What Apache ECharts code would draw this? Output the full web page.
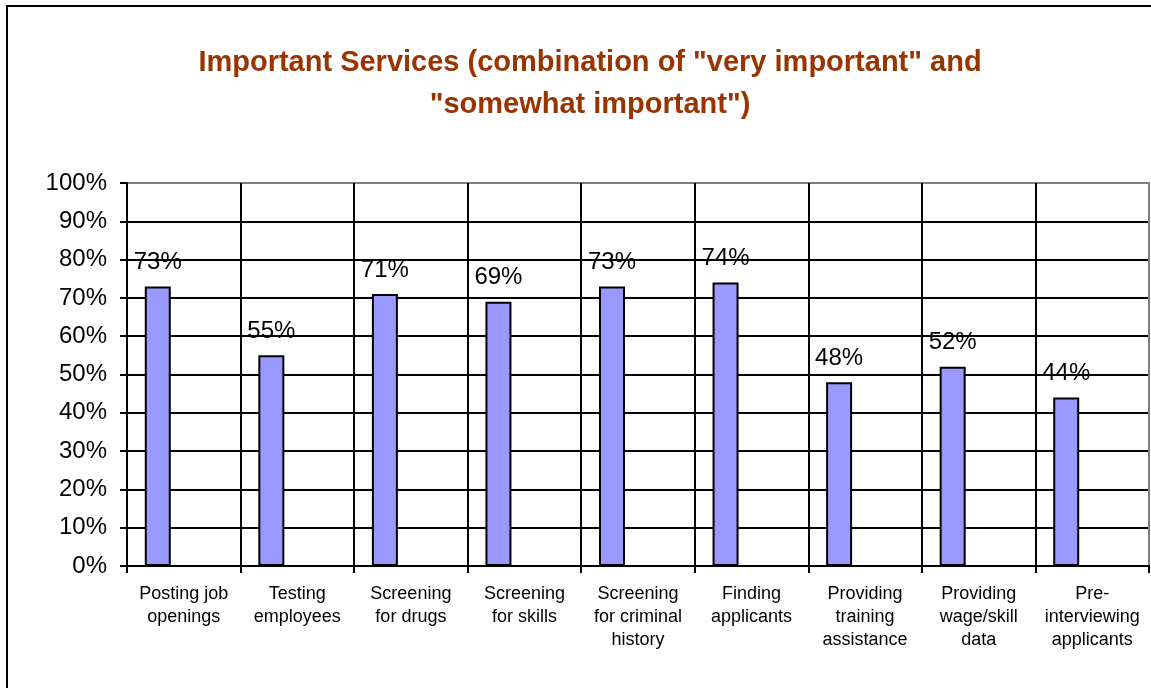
<!DOCTYPE html>
<html>
<head>
<meta charset="utf-8">
<title>Important Services</title>
<script src="https://cdn.jsdelivr.net/npm/echarts@6/dist/echarts.min.js"></script>
<style>
  html, body { margin: 0; padding: 0; background: #fff; }
  #chart { width: 1151px; height: 688px; }
</style>
</head>
<body>
<div id="chart"></div>
<script>
  // categories (line breaks as in the original axis)
  const services = [
    'Posting job\nopenings',
    'Testing\nemployees',
    'Screening\nfor drugs',
    'Screening\nfor skills',
    'Screening\nfor criminal\nhistory',
    'Finding\napplicants',
    'Providing\ntraining\nassistance',
    'Providing\nwage/skill\ndata',
    'Pre-\ninterviewing\napplicants'
  ];
  // percent rated "very" or "somewhat" important
  const importantPct = [73, 55, 71, 69, 73, 74, 48, 52, 44];

  const font = '"Liberation Sans", Arial, sans-serif';

  // grid lines are black, the outermost ones (plot frame) grey
  const hLineColors = Array(10).fill('#000').concat(['#808080']);
  const vLineColors = Array(9).fill('#000').concat(['#808080']);

  const chart = echarts.init(document.getElementById('chart'));
  const option = {
    animation: false,
    backgroundColor: '#fff',
    title: {
      text: 'Important Services (combination of "very important" and\n"somewhat important")',
      left: 585,
      top: 37,
      textAlign: 'center',
      textStyle: {
        color: '#993300',
        fontFamily: font,
        fontWeight: 'bold',
        fontSize: 29,
        lineHeight: 42
      }
    },
    graphic: [{
      type: 'rect',
      shape: { x: 7, y: 6, width: 1170, height: 700 },
      style: { fill: 'none', stroke: '#000', lineWidth: 2 },
      silent: true
    }],
    grid: {
      left: 127,
      right: 2,
      top: 183,
      bottom: 122,
      show: true,
      borderColor: '#808080',
      borderWidth: 2,
      backgroundColor: '#fff'
    },
    xAxis: {
      type: 'category',
      data: services,
      axisLine: { lineStyle: { color: '#000', width: 2 } },
      axisTick: { show: true, length: 7, lineStyle: { color: '#000', width: 2 } },
      splitLine: { show: true, lineStyle: { color: vLineColors, width: 2 } },
      axisLabel: {
        interval: 0,
        margin: 17,
        color: '#000',
        fontFamily: font,
        fontSize: 18,
        lineHeight: 23
      }
    },
    yAxis: {
      type: 'value',
      min: 0,
      max: 100,
      interval: 10,
      axisLine: { show: true, lineStyle: { color: '#000', width: 2 } },
      axisTick: { show: true, length: 7, lineStyle: { color: '#000', width: 2 } },
      splitLine: { show: true, lineStyle: { color: hLineColors, width: 2 } },
      axisLabel: {
        formatter: '{value}%',
        margin: 20,
        color: '#000',
        fontFamily: font,
        fontSize: 24
      }
    },
    series: [
      {
        name: 'Important',
        type: 'bar',
        data: importantPct,
        barWidth: 26,
        barGap: '0%',
        itemStyle: { color: '#9999FF', borderColor: '#000', borderWidth: 2 },
        label: {
          show: true,
          position: 'top',
          distance: 12,
          formatter: '{c}%',
          color: '#000',
          fontFamily: font,
          fontSize: 24
        }
      },
      // two empty series keep the Excel-style left offset of the bars
      { name: 'pad1', type: 'bar', data: [], barWidth: 26, barGap: '0%' },
      { name: 'pad2', type: 'bar', data: [], barWidth: 26, barGap: '0%' }
    ]
  };
  chart.setOption(option);
</script>
</body>
</html>
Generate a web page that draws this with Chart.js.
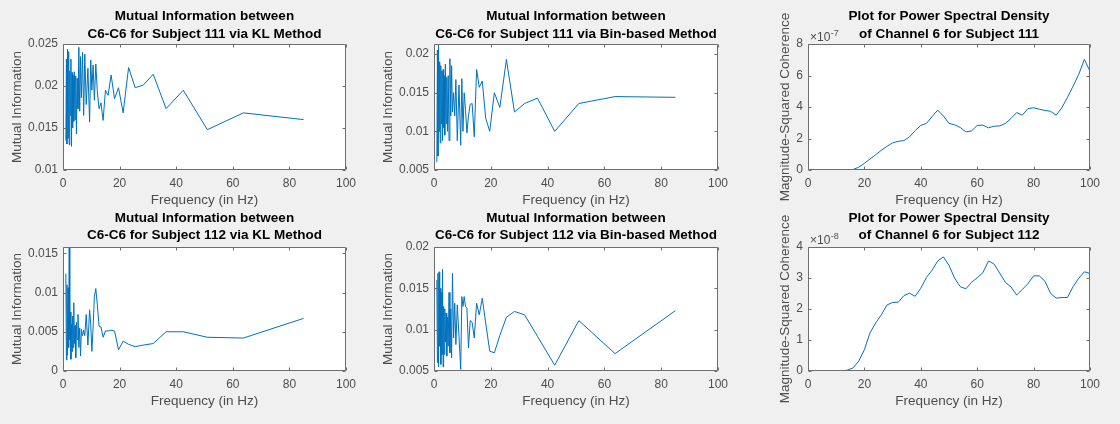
<!DOCTYPE html>
<html><head><meta charset="utf-8">
<script src="https://cdn.jsdelivr.net/npm/chart.js@4.4.1/dist/chart.umd.min.js"></script>
<style>
html,body{margin:0;padding:0;background:#f0f0f0;}
#wrap{position:relative;width:1120px;height:424px;background:#f0f0f0;overflow:hidden;}
#wrap canvas{position:absolute;}
</style></head><body><div id="wrap"></div>
<script>
// ---------- data ----------
const freqHz = [1.0,1.2,1.4,1.6,1.8,2.0,2.2,2.4,2.6,2.8,3.0,3.2,3.4,3.6,3.8,4.0,4.25,4.5,4.75,5.0,5.3,5.6,5.9,6.2,6.5,6.9,7.3,7.7,8.2,8.8,9.4,9.8,
  10.2,10.63,11.09,11.59,12.14,12.75,13.42,14.17,15,15.94,17,18.21,19.62,21.25,23.18,25.5,28.33,31.88,36.43,42.5,51,63.75,85];
const miKL111 = [0.0135,0.0232,0.0131,0.0244,0.0138,0.0241,0.0130,0.0218,0.0165,0.0232,0.0128,0.0216,0.0150,0.0213,0.0158,0.0217,0.0160,0.0212,0.0143,0.0209,0.0173,0.0246,0.0170,0.0235,0.0186,0.0240,0.0165,0.0238,0.0178,0.0221,0.0157,0.0231,
  0.0195,0.0225,0.0183,0.0226,0.0193,0.0173,0.0180,0.0159,0.0195,0.0189,0.0213,0.0185,0.0198,0.0168,0.0222,0.0198,0.0201,0.0214,0.0173,0.0195,0.0148,0.0168,0.0160];
const miBin111 = [0.0060,0.0205,0.0068,0.0213,0.0100,0.0190,0.0085,0.0185,0.0110,0.0178,0.0088,0.0180,0.0105,0.0172,0.0095,0.0187,0.0110,0.0170,0.0100,0.0172,0.0088,0.0194,0.0120,0.0185,0.0125,0.0150,0.0120,0.0167,0.0088,0.0160,0.0082,0.0168,
  0.0100,0.0150,0.0128,0.0098,0.0120,0.0135,0.0136,0.0093,0.0180,0.0157,0.0165,0.0117,0.0100,0.0150,0.0131,0.0193,0.0125,0.0136,0.0143,0.0100,0.0136,0.0145,0.0144];
const miKL112 = [0.0124,0.0014,0.0110,0.0020,0.0106,0.0030,0.0158,0.0040,0.0075,0.0015,0.0060,0.0025,0.0070,0.0030,0.0087,0.0035,0.0058,0.0017,0.0062,0.0040,0.0072,0.0030,0.0055,0.0019,0.0053,0.0045,0.0052,0.0045,0.0072,0.0033,0.0078,0.0060,
  0.0025,0.0055,0.0095,0.0105,0.0084,0.0057,0.0056,0.0043,0.0051,0.0051,0.0052,0.0051,0.0027,0.0038,0.0034,0.0031,0.0033,0.0035,0.0050,0.0050,0.0043,0.0042,0.0067];
const miBin112 = [0.0160,0.0060,0.0168,0.0055,0.0170,0.0080,0.0150,0.0058,0.0145,0.0070,0.0173,0.0055,0.0128,0.0070,0.0125,0.0085,0.0120,0.0068,0.0115,0.0080,0.0145,0.0072,0.0125,0.0066,0.0168,0.0090,0.0132,0.0082,0.0130,0.0092,0.0052,0.0140,
  0.0128,0.0140,0.0128,0.0126,0.0078,0.0111,0.0109,0.0090,0.0132,0.0118,0.0138,0.0108,0.0074,0.0072,0.0093,0.0115,0.0122,0.0118,0.0092,0.0057,0.0111,0.0071,0.0123];

const psdFreqHz = [0,2,4,6,8,10,12,14,16,18,20,22,24,26,28,30,32,34,36,38,40,42,44,46,48,50,52,54,56,58,60,62,64,66,68,70,72,74,76,78,80,82,84,86,88,90,92,94,96,98,100];
// in units of 1e-7
const psd111 = [0,0,0,0,0,0,0,0.005,0.03,0.18,0.42,0.70,0.97,1.25,1.50,1.72,1.82,1.87,2.10,2.50,2.83,2.96,3.39,3.80,3.43,2.96,2.87,2.70,2.42,2.48,2.83,2.85,2.68,2.78,2.80,2.96,3.28,3.65,3.48,3.90,3.95,3.86,3.78,3.73,3.48,3.95,4.61,5.32,6.07,7.02,6.27];
// in units of 1e-8
const psd112 = [0,0,0,0,0,0,0,0.03,0.10,0.32,0.69,1.23,1.55,1.81,2.13,2.21,2.22,2.43,2.51,2.41,2.67,3.02,3.25,3.55,3.68,3.41,2.99,2.72,2.65,2.86,3.01,3.17,3.55,3.45,3.15,2.86,2.71,2.45,2.63,2.82,3.07,3.07,2.90,2.51,2.35,2.37,2.37,2.72,2.99,3.20,3.15];

const xTicks = [0,20,40,60,80,100];
const ticksKL111 = [0.01,0.015,0.02,0.025];
const ticksBin111 = [0.005,0.01,0.015,0.02];
const ticksKL112 = [0,0.005,0.01,0.015];
const ticksBin112 = [0.005,0.01,0.015,0.02];
const ticksPsd111 = [0,2,4,6,8];
const ticksPsd112 = [0,1,2,3,4];

const titleKL111 = ['Mutual Information between','C6-C6 for Subject 111 via KL Method'];
const titleBin111 = ['Mutual Information between','C6-C6 for Subject 111 via Bin-based Method'];
const titlePsd111 = ['Plot for Power Spectral Density','of Channel 6 for Subject 111'];
const titleKL112 = ['Mutual Information between','C6-C6 for Subject 112 via KL Method'];
const titleBin112 = ['Mutual Information between','C6-C6 for Subject 112 via Bin-based Method'];
const titlePsd112 = ['Plot for Power Spectral Density','of Channel 6 for Subject 112'];
const xLabel = 'Frequency (in Hz)';
const yLabelMI = 'Mutual Information';
const yLabelPsd = 'Magnitude-Squared Coherence';

// ---------- drawing ----------
const FONT = '"Liberation Sans", Arial, Helvetica, sans-serif';
const LINE = '#0072BD';
const TXT = '#4d4d4d';
const AXC = '#6e6e6e';
const XH = 38.8;

const matlabAxes = {
  id: 'matlabAxes',
  beforeDraw(chart) {
    const a = chart.chartArea, ctx = chart.ctx;
    ctx.save();
    ctx.fillStyle = '#ffffff';
    ctx.fillRect(a.left, a.top, a.right - a.left, a.bottom - a.top);
    ctx.restore();
  },
  afterDraw(chart, args, o) {
    const a = chart.chartArea, ctx = chart.ctx;
    const xs = chart.scales.x, ys = chart.scales.y;
    ctx.save();
    ctx.strokeStyle = AXC;
    ctx.lineWidth = 1;
    const l = Math.round(a.left) + 0.5, r = Math.round(a.right) - 0.5;
    const t = Math.round(a.top) + 0.5, b = Math.round(a.bottom) - 0.5;
    ctx.beginPath();
    ctx.rect(l, t, r - l, b - t);
    const tl = 3;
    xs.ticks.forEach(tk => {
      const px = Math.round(xs.getPixelForValue(tk.value)) + 0.5;
      ctx.moveTo(px, b); ctx.lineTo(px, b - tl);
      ctx.moveTo(px, t); ctx.lineTo(px, t + tl);
    });
    ys.ticks.forEach(tk => {
      const py = Math.round(ys.getPixelForValue(tk.value)) + 0.5;
      ctx.moveTo(l, py); ctx.lineTo(l + tl, py);
      ctx.moveTo(r, py); ctx.lineTo(r - tl, py);
    });
    ctx.stroke();
    // title
    ctx.fillStyle = '#000';
    ctx.font = 'bold 13.5px ' + FONT;
    ctx.textAlign = 'center';
    ctx.textBaseline = 'middle';
    const cx = (a.left + a.right) / 2;
    o.title.forEach((s, i) => ctx.fillText(s, cx, o.titleY[i]));
    // exponent
    if (o.exponent) {
      ctx.fillStyle = TXT;
      ctx.textAlign = 'left';
      ctx.font = '12px ' + FONT;
      const ex = a.left + 2, ey = a.top - 6;
      ctx.fillText('\u00d710', ex, ey);
      const w = ctx.measureText('\u00d710').width;
      ctx.font = '9px ' + FONT;
      ctx.fillText(o.exponent, ex + w + 0.5, ey - 4.5);
    }
    ctx.restore();
  }
};

const wrap = document.getElementById('wrap');

function makePlot(p) {
  const c = document.createElement('canvas');
  c.width = p.reg.w; c.height = p.reg.h;
  c.style.left = p.reg.x + 'px'; c.style.top = p.reg.y + 'px';
  c.style.width = p.reg.w + 'px'; c.style.height = p.reg.h + 'px';
  wrap.appendChild(c);
  const pts = p.x.map((xv, i) => ({x: xv, y: p.y[i]}));
  new Chart(c, {
    type: 'line',
    data: {datasets: [{data: pts, borderColor: LINE, borderWidth: 1, pointRadius: 0, tension: 0, fill: false}]},
    options: {
      responsive: false, animation: false, devicePixelRatio: 1,
      events: [],
      layout: {padding: {
        left: (p.box.L - p.reg.x) - p.yw,
        right: (p.reg.x + p.reg.w) - p.box.R,
        top: p.box.T - p.reg.y,
        bottom: (p.reg.y + p.reg.h) - p.box.B - XH
      }},
      plugins: {
        legend: {display: false}, tooltip: {enabled: false}, title: {display: false},
        matlabAxes: {title: p.title, titleY: p.titleY.map(v => v - p.reg.y), exponent: p.exponent}
      },
      scales: {
        x: {
          type: 'linear', min: 0, max: 100,
          grid: {display: false, drawTicks: false}, border: {display: false},
          ticks: {autoSkip: false, maxRotation: 0, minRotation: 0, padding: 6, color: TXT,
                  font: {family: FONT, size: 12}, callback: v => String(v)},
          afterBuildTicks: s => { s.ticks = xTicks.map(v => ({value: v})); },
          afterFit: s => { s.height = XH; s.paddingLeft = 0; s.paddingRight = 0; },
          title: {display: true, text: xLabel, color: TXT, padding: 0, font: {family: FONT, size: 13.5, lineHeight: 1.2}}
        },
        y: {
          type: 'linear', min: p.ymin, max: p.ymax,
          grid: {display: false, drawTicks: false}, border: {display: false},
          ticks: {autoSkip: false, padding: 5, color: TXT, font: {family: FONT, size: 12}, callback: v => String(v)},
          afterBuildTicks: s => { s.ticks = p.yticks.map(v => ({value: v})); },
          afterFit: s => { s.width = p.yw; s.paddingTop = 0; s.paddingBottom = 0; },
          title: {display: true, text: p.ylabel, color: TXT, padding: 0, font: {family: FONT, size: 13.5, lineHeight: 1.2}}
        }
      }
    },
    plugins: [matlabAxes]
  });
}

const R1 = {T: 44, B: 170}, R2 = {T: 247, B: 371};
const C1 = {L: 63, R: 346}, C2 = {L: 434, R: 718}, C3 = {L: 808, R: 1090};
const reg = (x, y, w, h) => ({x, y, w, h});

makePlot({reg: reg(0, 0, 373, 212), box: {...C1, ...R1}, yw: 53.8, x: freqHz, y: miKL111,
  ymin: 0.01, ymax: 0.025, yticks: ticksKL111, ylabel: yLabelMI, title: titleKL111, titleY: [16.7, 34]});
makePlot({reg: reg(373, 0, 373, 212), box: {...C2, ...R1}, yw: 53.8, x: freqHz, y: miBin111,
  ymin: 0.005, ymax: 0.0213, yticks: ticksBin111, ylabel: yLabelMI, title: titleBin111, titleY: [16.7, 34]});
makePlot({reg: reg(746, 0, 374, 212), box: {...C3, ...R1}, yw: 31.1, x: psdFreqHz, y: psd111,
  ymin: 0, ymax: 8, yticks: ticksPsd111, ylabel: yLabelPsd, title: titlePsd111, titleY: [16.7, 34], exponent: '-7'});
makePlot({reg: reg(0, 212, 373, 212), box: {...C1, ...R2}, yw: 53.8, x: freqHz, y: miKL112,
  ymin: 0, ymax: 0.0158, yticks: ticksKL112, ylabel: yLabelMI, title: titleKL112, titleY: [218, 235.7]});
makePlot({reg: reg(373, 212, 373, 212), box: {...C2, ...R2}, yw: 53.8, x: freqHz, y: miBin112,
  ymin: 0.005, ymax: 0.02, yticks: ticksBin112, ylabel: yLabelMI, title: titleBin112, titleY: [218, 235.7]});
makePlot({reg: reg(746, 212, 374, 212), box: {...C3, ...R2}, yw: 31.1, x: psdFreqHz, y: psd112,
  ymin: 0, ymax: 4, yticks: ticksPsd112, ylabel: yLabelPsd, title: titlePsd112, titleY: [218, 235.7], exponent: '-8'});
</script>
</body></html>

Goal of the exercise> Your task is to repeat the opening line of the entries above and each line after it, ending with the line that has "const vLineColors = Array(9).fill('#000').concat(['#808080']);". Do not include the pictures.

Answer to the problem>
What Apache ECharts code would draw this? Output the full web page.
<!DOCTYPE html>
<html>
<head>
<meta charset="utf-8">
<title>Important Services</title>
<script src="https://cdn.jsdelivr.net/npm/echarts@6/dist/echarts.min.js"></script>
<style>
  html, body { margin: 0; padding: 0; background: #fff; }
  #chart { width: 1151px; height: 688px; }
</style>
</head>
<body>
<div id="chart"></div>
<script>
  // categories (line breaks as in the original axis)
  const services = [
    'Posting job\nopenings',
    'Testing\nemployees',
    'Screening\nfor drugs',
    'Screening\nfor skills',
    'Screening\nfor criminal\nhistory',
    'Finding\napplicants',
    'Providing\ntraining\nassistance',
    'Providing\nwage/skill\ndata',
    'Pre-\ninterviewing\napplicants'
  ];
  // percent rated "very" or "somewhat" important
  const importantPct = [73, 55, 71, 69, 73, 74, 48, 52, 44];

  const font = '"Liberation Sans", Arial, sans-serif';

  // grid lines are black, the outermost ones (plot frame) grey
  const hLineColors = Array(10).fill('#000').concat(['#808080']);
  const vLineColors = Array(9).fill('#000').concat(['#808080']);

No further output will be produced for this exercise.